4.4 Threats to Validity

The initial evaluation we performed should be taken with caution and should consider the following threats to validity:

• Small UCD: The diagrams in the experiment are of limited size (9.44 classes and 9.55 relationships in average). We should explore the algorithm with much larger diagrams.

• Self authoring: We as the authors of the paper, developed the queries, so some biases might exist. Nevertheless, our aim in this evaluation was to challenge the algorithm, so the queries we devised aimed to accomplish that.

• Simple queries: Both the domains and the queries are quite small. There is a need to incorporate more complex domains and queries.

• Lack of tuning: Based on informal experience, we set the algorithm parameters as constants. Yet, there is a need to perform sensitivity analysis to learn about the impact of these parameters.

• Comparing to other works: Indeed, the results should be compared to other alternatives.

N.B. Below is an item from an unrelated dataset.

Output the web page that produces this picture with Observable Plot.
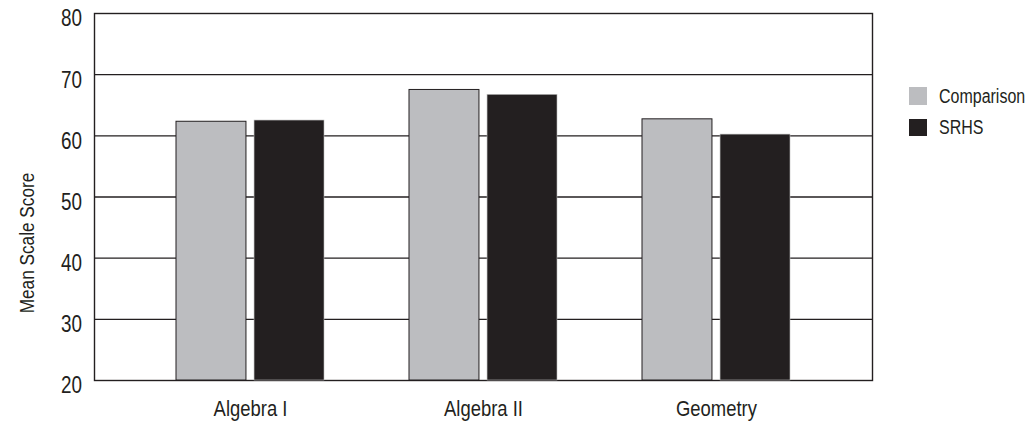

Yet, such alternatives need to be adjusted for our UCDs repository. For example, converting UCDs into corresponding ontology graph and then run an ontology matching algorithm.

5 Summary

In this paper, we propose a greedy algorithm for searching UCDs. The algorithm takes into structure, semantic, and type similarity compering to other works shown in Table 1. The initial evaluation we preformed shows a promising results in terms of accuracy.

Nevertheless, in the future, we intend to improve the \(sim_{l}\) function using text mining techniques like RNN [23] and LSTM [9] for sentence similarity task. Moreover, we want to test how well the algorithm performs with other domains and examine alternatives for calculating the similarity of the classes and relationships. This includes the tuning of the algorithm’s parameters, either a-priory or during its execution.

Although we evaluate the algorithm on UCDs, we believe it can be used for searching other models. Thus, we also plan to test our conjecture regarding this matter.